The province and the plaintiffs reached a settlement agreement last March, which was approved by the court Tuesday.

David Weremy, who lived at the Portage la Prairie facility in the 1950s, ’60s and ’70s, filed the lawsuit in 2018.

The claim sought $50 million in damages and alleged staff beat residents, allowed resident-on-resident rape, deprived residents of food and used nudity as punishment.

Old man with grey beard, wearing a ball cap.

David Weremy was the representative plaintiff in the lawsuit. He was a resident at MDC for 18 years. (Jeff Stapleton/CBC)

The government denied the allegations in a 2019 statement of defence, saying the centre was run according to the standards of care at the time.

The suit was certified as a class action in May 2020. Settlement discussions began in September 2022, and a motion to approve the settlement was filed in April 2023. 

The province will use $1 million out of the $17 million settlement to create an endowment fund with the Winnipeg Foundation, Grammond said in her statement.

That fund can be used by community organizations for projects that support community inclusion for people with intellectual and developmental disabilities.

Wrought-iron gate in front of a cemetery reads 'MDC CEMETERY.'

North of the Manitoba Developmental Centre, off Highway 240, is the Manitoba Developmental Centre Cemetery, where former residents are buried. (Walther Bernal/CBC)

Grammond said the province must also create a memorial at the MDC cemetery, located about three kilometres north of the centre off Highway 240, and “make reasonable efforts to designate it as a site of historical significance.”

“These initiatives will benefit all of the class members, whether or not they make a claim, and will help them to achieve some closure after the traumatizing events they endured at MDC,” she wrote.

MDC opened in 1890 and housed about 1,200 people at its peak in the 1970s. The province stopped accepting new residents in 1996, except for short-term and court-ordered placements.

A building sits in grounds behind a chain-link fence.

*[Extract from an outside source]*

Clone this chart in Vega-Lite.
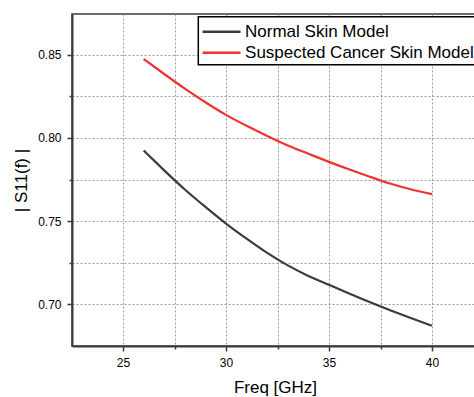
{
  "$schema": "https://vega.github.io/schema/vega-lite/v6.json",
  "autosize": {"type": "none"},
  "padding": {"left": 72, "top": 14, "right": 0, "bottom": 51},
  "width": 406,
  "height": 332,
  "background": "white",
  "config": {
    "font": "Liberation Sans",
    "view": {"stroke": "#3c3c3c", "strokeWidth": 1.5},
    "axis": {
      "labelFont": "Liberation Sans",
      "titleFont": "Liberation Sans",
      "labelFontSize": 12,
      "titleFontSize": 17,
      "titleFontWeight": "normal",
      "labelColor": "#000000",
      "titleColor": "#000000",
      "domainColor": "#3c3c3c",
      "domainWidth": 2,
      "tickColor": "#3c3c3c",
      "tickWidth": 1.5,
      "gridColor": "#9a9a9a",
      "gridDash": [2, 2],
      "gridWidth": 1
    }
  },
  "data": {
    "values": [
      {"freq": 26, "s11": 0.7925, "model": "Normal Skin Model"},
      {"freq": 27, "s11": 0.7805, "model": "Normal Skin Model"},
      {"freq": 28, "s11": 0.7690, "model": "Normal Skin Model"},
      {"freq": 29, "s11": 0.7585, "model": "Normal Skin Model"},
      {"freq": 30, "s11": 0.7485, "model": "Normal Skin Model"},
      {"freq": 31, "s11": 0.7394, "model": "Normal Skin Model"},
      {"freq": 32, "s11": 0.7308, "model": "Normal Skin Model"},
      {"freq": 33, "s11": 0.7233, "model": "Normal Skin Model"},
      {"freq": 34, "s11": 0.7170, "model": "Normal Skin Model"},
      {"freq": 35, "s11": 0.7116, "model": "Normal Skin Model"},
      {"freq": 36, "s11": 0.7062, "model": "Normal Skin Model"},
      {"freq": 37, "s11": 0.7011, "model": "Normal Skin Model"},
      {"freq": 38, "s11": 0.6962, "model": "Normal Skin Model"},
      {"freq": 39, "s11": 0.6915, "model": "Normal Skin Model"},
      {"freq": 40, "s11": 0.6870, "model": "Normal Skin Model"},
      {"freq": 26, "s11": 0.8475, "model": "Suspected Cancer Skin Model"},
      {"freq": 27, "s11": 0.8385, "model": "Suspected Cancer Skin Model"},
      {"freq": 28, "s11": 0.8297, "model": "Suspected Cancer Skin Model"},
      {"freq": 29, "s11": 0.8215, "model": "Suspected Cancer Skin Model"},
      {"freq": 30, "s11": 0.8139, "model": "Suspected Cancer Skin Model"},
      {"freq": 31, "s11": 0.8073, "model": "Suspected Cancer Skin Model"},
      {"freq": 32, "s11": 0.8012, "model": "Suspected Cancer Skin Model"},
      {"freq": 33, "s11": 0.7955, "model": "Suspected Cancer Skin Model"},
      {"freq": 34, "s11": 0.7905, "model": "Suspected Cancer Skin Model"},
      {"freq": 35, "s11": 0.7856, "model": "Suspected Cancer Skin Model"},
      {"freq": 36, "s11": 0.7810, "model": "Suspected Cancer Skin Model"},
      {"freq": 37, "s11": 0.7766, "model": "Suspected Cancer Skin Model"},
      {"freq": 38, "s11": 0.7724, "model": "Suspected Cancer Skin Model"},
      {"freq": 39, "s11": 0.7690, "model": "Suspected Cancer Skin Model"},
      {"freq": 40, "s11": 0.7662, "model": "Suspected Cancer Skin Model"}
    ]
  },
  "mark": {"type": "line", "strokeWidth": 2.2, "interpolate": "natural"},
  "encoding": {
    "x": {
      "field": "freq",
      "type": "quantitative",
      "title": "Freq [GHz]",
      "scale": {"domain": [22.524, 42.233], "nice": false, "zero": false},
      "axis": {
        "values": [25, 27.5, 30, 32.5, 35, 37.5, 40, 42.5],
        "labelExpr": "datum.value % 5 == 0 ? datum.label : ''",
        "tickSize": {"condition": {"test": "datum.value % 5 != 0", "value": 3}, "value": 5},
        "labelPadding": 6,
        "titlePadding": 11,
        "labelFlush": false
      }
    },
    "y": {
      "field": "s11",
      "type": "quantitative",
      "title": "| S11(f) |",
      "scale": {"domain": [0.6748, 0.8746], "nice": false, "zero": false},
      "axis": {
        "values": [0.7, 0.725, 0.75, 0.775, 0.8, 0.825, 0.85],
        "labelExpr": "(round(datum.value * 1000) % 50 == 0) ? format(datum.value, '.2f') : ''",
        "tickSize": {"condition": {"test": "round(datum.value * 1000) % 50 != 0", "value": 3}, "value": 5},
        "labelPadding": 6,
        "titlePadding": 7,
        "labelFlush": false
      }
    },
    "color": {
      "field": "model",
      "type": "nominal",
      "title": null,
      "scale": {
        "domain": ["Normal Skin Model", "Suspected Cancer Skin Model"],
        "range": ["#3c3c3c", "#f03232"]
      },
      "legend": {
        "orient": "none",
        "legendX": 126.3,
        "legendY": 2.7,
        "symbolType": "M0,0H4",
        "symbolSize": 361,
        "symbolStrokeWidth": 2.5,
        "symbolOffset": -10.75,
        "labelFont": "Liberation Sans",
        "labelFontSize": 17,
        "labelColor": "#000000",
        "labelOffset": 31.5,
        "labelLimit": 400,
        "strokeColor": "#000000",
        "fillColor": "white",
        "padding": 4,
        "rowPadding": 2,
        "encode": {"legend": {"update": {"strokeWidth": {"value": 1.5}}}}
      }
    }
  }
}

The Manitoba Developmental Centre in Portage la Prairie, Man., in a 2018 photograph. In January 2021, the province announced a three-year plan to close the facility’s doors and transition its remaining residents to other supported living arrangements by March 2024. (Walther Bernal/CBC)

In January 2021, the province announced a three-year plan to close the facility’s doors and transition its remaining residents to other supported living arrangements by March 2024. As of March 2023, fewer than 160 people lived in MDC.

Weremy, who was the representative plaintiff for the residents, had told CBC News in January 2021 he was happy to hear about its upcoming closure.

As part of Tuesday’s judgment, Weremy will receive a $15,000 honorarium, paid out of the settlement fund.

WATCH | ‘The boys were eating out of the garbage can, out of the toilet bowls’:

‘The boys were eating out of the garbage can, out of the toilet bowls’

David Weremy says he experienced years of trauma at the Manitoba Developmental Centre in Portage la Prairie, Man., which included sexual abuse, physical assault and being confined naked in a room.

“Mr. Weremy has acted as a champion of this cause,” Grammond said.

“He devoted dozens of hours to this litigation on behalf of the class, without compensation.”

There are about 1,362 class action members, including anyone who lived at MDC between July 1, 1951 and May 29, 2020, and who were alive as of Oct. 31, 2016.

Individuals can receive compensation ranging from $3,000 to $85,000. The ruling says the claims process must be paper-based and user-friendly, and will be administered by RicePoint Administration Inc.